Por ser memorial de la Pascua de Cristo,
la Eucaristía es también un
sacrificio. El carácter sacrificial de la
Eucaristía se manifiesta en las palabras de la institución: «Esto es mi Cuerpo que será entregado por vosotros» y «Esta
copa es la nueva Alianza en mi sangre, que será derramada por vosotros» (Lc 22,19-20). En la Eucaristía, Cristo da el mismo cuerpo que
por nosotros entregó en la cruz, y la
misma sangre que derramó por todos para la remisión
de los pecados.
La Eucaristía es
un sacrificio porque representa y
hace presente el sacrificio de la cruz, porque es su
memorial y aplica su fruto. Cristo,
nuestro Dios y Señor, se ofreció a Dios Padre una vez por todas, muriendo como
intercesor sobre el altar de la cruz, a fin de realizar para los hombres una
redención eterna. Sin embargo, como su muerte no debía poner fin a su
sacerdocio, en la última Cena, la noche en que fue entregado, quiso dejar a la Iglesia,
su esposa amada, un sacrificio
visible, cuya memoria se perpetuaría hasta el
fin de los siglos y cuya virtud saludable se aplicaría a la redención de los pecados
que cometemos cada día.
El sacrificio de Cristo y el sacrificio
de la Eucaristía son un
único sacrificio: Es una y la misma
víctima, que se ofrece ahora por el ministerio de los sacerdotes, que se
ofreció a si misma entonces sobre la cruz.

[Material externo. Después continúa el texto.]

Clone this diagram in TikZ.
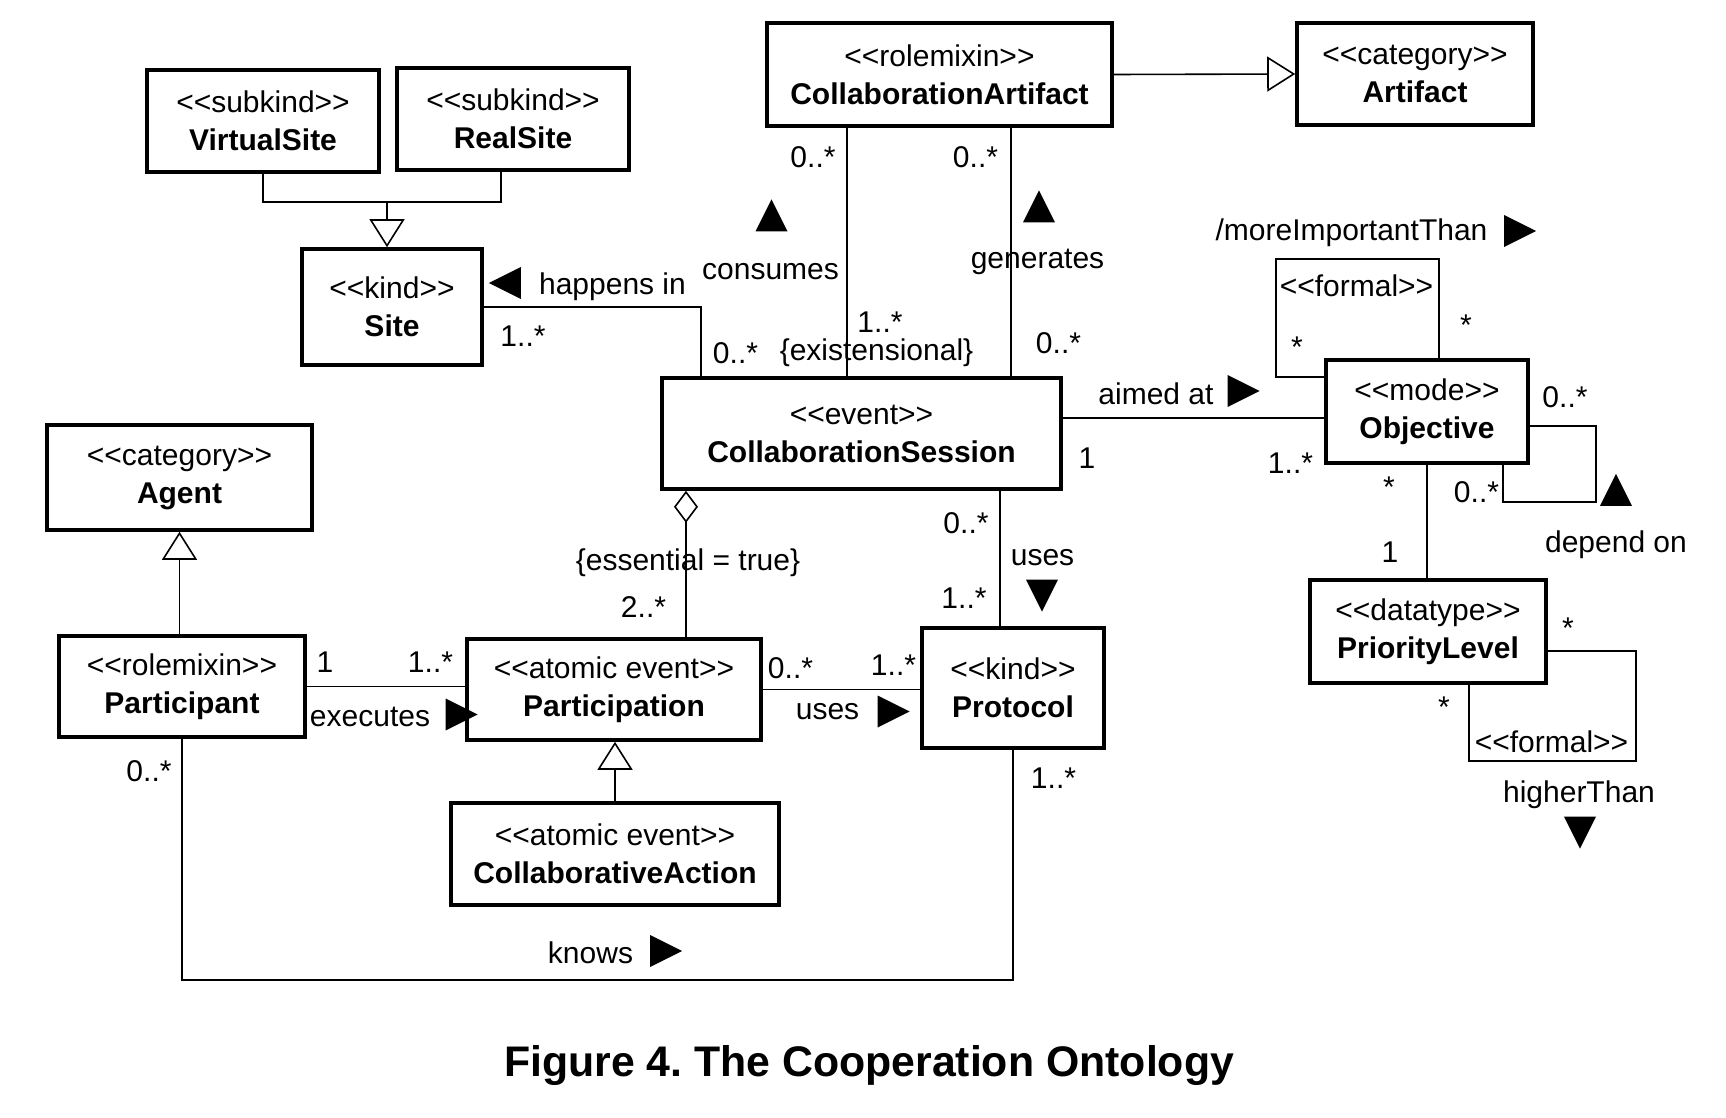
\documentclass[tikz,border=0pt]{standalone}
\usepackage{fontspec}
\setmainfont{Liberation Sans}
\usetikzlibrary{shapes.geometric, arrows.meta, positioning, calc}
\frenchspacing
\newcommand\umlfont{\fontsize{15}{19}\selectfont}
\newcommand\stereo[1]{\textless\kern0pt\textless#1\textgreater\kern0pt\textgreater}

\begin{document}
\begin{tikzpicture}[
    x=0.5pt, y=-0.5pt,
    umlclass/.style={rectangle, draw, line width=1.8pt, align=center, inner sep=0pt, font=\umlfont},
    mult/.style={inner sep=0pt, font=\umlfont},
    assoc/.style={line width=0.8pt},
    gen/.style={line width=0.8pt, -{Triangle[open, length=14pt, width=17.5pt]}},
    agg/.style={line width=0.8pt, {Diamond[open, length=16pt, width=12pt]}-},
    dirmark/.style={isosceles triangle, isosceles triangle stretches, fill=black, inner sep=0pt,
                    minimum width=16pt, minimum height=16pt}
]
    \useasboundingbox (0,0) rectangle (1726,1118);

    % Classes
    \node[umlclass, minimum width=116pt, minimum height=51pt] (vsite) at (263,121) {\stereo{subkind}\\\textbf{VirtualSite}};
    \node[umlclass, minimum width=116pt, minimum height=51pt] (rsite) at (513,119) {\stereo{subkind}\\\textbf{RealSite}};
    \node[umlclass, minimum width=90pt, minimum height=58pt] (site) at (392,307) {\stereo{kind}\\\textbf{Site}};
    \node[umlclass, minimum width=172.5pt, minimum height=51.5pt] (collart) at (939.5,74.5) {\stereo{rolemixin}\\\textbf{CollaborationArtifact}};
    \node[umlclass, minimum width=118pt, minimum height=51pt] (artifact) at (1415,74) {\stereo{category}\\\textbf{Artifact}};
    \node[umlclass, minimum width=199.5pt, minimum height=55.5pt] (session) at (861.5,433.5) {\stereo{event}\\\textbf{CollaborationSession}};
    \node[umlclass, minimum width=101pt, minimum height=51.5pt] (objective) at (1427,411.5) {\stereo{mode}\\\textbf{Objective}};
    \node[umlclass, minimum width=118pt, minimum height=51.5pt] (prio) at (1428,631.5) {\stereo{datatype}\\\textbf{PriorityLevel}};
    \node[umlclass, minimum width=132.5pt, minimum height=52.5pt] (agent) at (179.5,477.5) {\stereo{category}\\\textbf{Agent}};
    \node[umlclass, minimum width=123pt, minimum height=50.5pt] (participant) at (182,686.5) {\stereo{rolemixin}\\\textbf{Participant}};
    \node[umlclass, minimum width=147pt, minimum height=50.5pt] (participation) at (614,689.5) {\stereo{atomic event}\\\textbf{Participation}};
    \node[umlclass, minimum width=164pt, minimum height=51pt] (collaction) at (615,854) {\stereo{atomic event}\\\textbf{CollaborativeAction}};
    \node[umlclass, minimum width=91pt, minimum height=60pt] (protocol) at (1013,688) {\stereo{kind}\\\textbf{Protocol}};

    % Generalizations
    \coordinate (sitejoin) at (387,202);
    \draw[assoc] (vsite.south) |- (sitejoin) -| ([xshift=-6pt]rsite.south);
    \draw[gen] (sitejoin) -- (sitejoin |- site.north);
    \draw[gen] (collart.east) -- (artifact.west);
    \draw[gen] (participant.north -| agent.south) -- (agent.south);
    \draw[gen] (collaction.north) -- (collaction.north |- participation.south);

    % Associations
    \draw[assoc] (site.east) -| ([xshift=-80.25pt]session.north);
    \coordinate (consumesTop) at ([xshift=-46.25pt]collart.south);
    \draw[assoc] (consumesTop) -- (consumesTop |- session.north);
    \coordinate (generatesTop) at ([xshift=35.75pt]collart.south);
    \draw[assoc] (generatesTop) -- (generatesTop |- session.north);
    \coordinate (aimedStart) at ([yshift=7.75pt]session.east);
    \draw[assoc] (aimedStart) -- (aimedStart -| objective.west);
    \draw[assoc] ([yshift=17.25pt]objective.west) -- ++(-48,0) -- ++(0,-118) -| ([xshift=6pt]objective.north);
    \draw[assoc] ([yshift=-7.25pt]objective.east) -- ++(66,0) -- ++(0,76) -| ([xshift=38pt]objective.south);
    \draw[assoc] (objective.south) -- (objective.south |- prio.north);
    \draw[assoc] ([yshift=-9.75pt]prio.east) -- ++(88,0) -- ++(0,110) -| ([xshift=20.5pt]prio.south);
    \coordinate (usesTop) at ([xshift=69.25pt]session.south);
    \draw[assoc] (usesTop) -- (usesTop |- protocol.north);
    \coordinate (aggBottom) at ([xshift=36pt]participation.north);
    \draw[agg] (aggBottom |- session.south) -- (aggBottom);
    \draw[assoc] (participant.east) -- (participant.east -| participation.west);
    \draw[assoc] (participation.east) -- (participation.east -| protocol.west);
    \draw[assoc] (participant.south) -- ++(0,241) -| (protocol.south);

    % happens in
    \node[dirmark, shape border rotate=180] (happensMark) at (511,283) {};
    \node[mult] (happensTxt) at (612.5,287) {happens in};
    \node[mult] (happensSite) at (523,336) {1..*};
    \node[mult] (happensSession) at (735.5,353) {0..*};

    % consumes
    \node[mult] (consumesArt) at (813,157) {0..*};
    \node[dirmark, shape border rotate=90] (consumesMark) at (771.5,221.5) {};
    \node[mult] (consumesTxt) at (770.5,272) {consumes};
    \node[mult] (consumesSession) at (880,322) {1..*};
    \node[mult] (consumesProp) at (876.5,353) {\{existensional\}};

    % generates
    \node[mult] (generatesArt) at (975.5,157) {0..*};
    \node[dirmark, shape border rotate=90] (generatesMark) at (1039,212.5) {};
    \node[mult] (generatesTxt) at (1037.5,262) {generates};
    \node[mult] (generatesSession) at (1058.5,343) {0..*};

    % aimed at
    \node[mult] (aimedTxt) at (1156,394) {aimed at};
    \node[dirmark] (aimedMark) at (1237.5,391) {};
    \node[mult] (aimedSession) at (1087,458) {1};
    \node[mult] (aimedObjective) at (1290.5,463) {1..*};

    % moreImportantThan
    \node[mult] (moreTxt) at (1351.5,233) {/moreImportantThan};
    \node[dirmark] (moreMark) at (1514,231) {};
    \node[mult] (moreFormal) at (1356.5,286) {\stereo{formal}};
    \node[mult] (moreLeft) at (1297,347) {*};
    \node[mult] (moreRight) at (1466,325) {*};

    % depend on
    \node[mult] (dependTop) at (1565,397) {0..*};
    \node[mult] (dependBottom) at (1476.5,492) {0..*};
    \node[dirmark, shape border rotate=90] (dependMark) at (1616,496) {};
    \node[mult] (dependTxt) at (1616,545) {depend on};

    % objective - priority
    \node[mult] (prioObjective) at (1389,487) {*};
    \node[mult] (prioLevel) at (1390,552) {1};

    % higherThan
    \node[mult] (higherRight) at (1568,628) {*};
    \node[mult] (higherLeft) at (1444,707) {*};
    \node[mult] (higherFormal) at (1551.5,742) {\stereo{formal}};
    \node[mult] (higherTxt) at (1579,795) {higherThan};
    \node[dirmark, shape border rotate=270] (higherMark) at (1580,826.5) {};

    % session uses protocol
    \node[mult] (usesSession) at (966,523) {0..*};
    \node[mult] (usesTxt) at (1042.5,558) {uses};
    \node[dirmark, shape border rotate=270] (usesMark) at (1042,589.5) {};
    \node[mult] (usesProtocol) at (964,598) {1..*};

    % aggregation
    \node[mult] (aggProp) at (688,563) {\{essential = true\}};
    \node[mult] (aggMult) at (643.5,607) {2..*};

    % executes
    \node[mult] (execLeft) at (325,662) {1};
    \node[mult] (execRight) at (430.5,662) {1..*};
    \node[mult] (execTxt) at (370,717) {executes};
    \node[dirmark] (execMark) at (455.5,714.5) {};

    % participation uses protocol
    \node[mult] (partUsesLeft) at (790.5,668) {0..*};
    \node[mult] (partUsesRight) at (893.5,665) {1..*};
    \node[mult] (partUsesTxt) at (827.5,712) {uses};
    \node[dirmark] (partUsesMark) at (887.5,711.5) {};

    % knows
    \node[mult] (knowsParticipant) at (149,771) {0..*};
    \node[mult] (knowsProtocol) at (1053.5,778) {1..*};
    \node[mult] (knowsTxt) at (590.5,953) {knows};
    \node[dirmark] (knowsMark) at (660,951) {};

    % Caption
    \node[anchor=base, inner sep=0pt, font=\fontsize{21.4}{26}\selectfont\bfseries] (caption) at (869,1076) {Figure 4. The Cooperation Ontology};
\end{tikzpicture}
\end{document}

La Eucaristía es el sacrificio de la Iglesia,
que es el Cuerpo de Cristo, y participa en la ofrenda de su Cabeza. Con Él,
ella se ofrece totalmente. En la Eucaristía, el sacrificio de Cristo es el sacrificio de los miembros de su Cuerpo. La vida de los fieles, su alabanza, su sufrimiento, su
oración y su trabajo se unen a los de Cristo y a su total ofrenda, y adquieren
así un valor nuevo.
A la ofrenda de Cristo se unen, no sólo
los miembros de la Iglesia peregrina, sino también
los que están ya en la gloria del cielo:
La Iglesia ofrece el sacrificio eucarístico en comunión con la santísima Virgen
María y haciendo memoria de ella así como de todos los santos y santas. En la Eucaristía,
la Iglesia, con María, está como al pie de la cruz, unida a la ofrenda y a la
intercesión de Cristo.
Necesidad y frutos de la comunión
eucarística.
Los fieles, con las debidas
disposiciones, deben comulgar
cuando participan en la misa. El mismo Señor
nos dirige una invitación urgente
a recibirle en el sacramento de la
Eucaristía: «En verdad, en verdad les digo:
si no comen la carne del Hijo del hombre, y no beben su sangre, no tendrán vida
en ustedes» (Jn 6,53).
La Iglesia recomienda a los fieles recibir
la sagrada comunión cada vez que participen
en la misa; manda participar los domingos y días
de fiesta en la misa y comulgar al
menos una vez al año, en Pascua
de Resurrección. Quien tiene conciencia de estar en pecado grave debe recibir
el sacramento de la Reconciliación antes de acercarse a comulgar.
Recordemos que la Sagrada Comunión produce
los siguientes frutos:
- acrecienta nuestra unión íntima con Cristo;
- conserva, acrecienta y renueva la gracia recibida en el Bautismo;
- purifica de los pecados veniales, y fortalece la caridad;
- preserva de los pecados mortales y fortalece la amistad con Cristo;
- renueva, fortalece y profundiza la unidad con toda la Iglesia;
- compromete en favor de los pobres, en ellos reconocemos a Jesús;
- nos da la prenda de la gloria futura.
El camino de la vida sólo se puede
afrontar con el alimento del “Pan de Vida” que es Jesús. Los desánimos, la
agresividad y la “huida” de la realidad, no proceden del Espíritu Santo.
Con
Cristo presente, todo se disculpa, todo se cree, todo se espera, todo se sufre;
porque se puede “caminar en el amor” de quien nada antepuso a nuestro amor.
Terminemos orando con San Alfonso María de Ligorio:
Creo, Jesús mío, que estás realmente presente en el
Santísimo Sacramento del Altar. Te amo sobre todas las cosas y deseo recibirte
en mi alma. Pero como ahora no puedo recibirte sacramentado, ven por lo menos
espiritualmente a mi corazón. Y como si ya te hubiera recibido, te abrazo y me
uno todo a Ti. No permitas, Señor, que jamás me separe de Ti. Amén.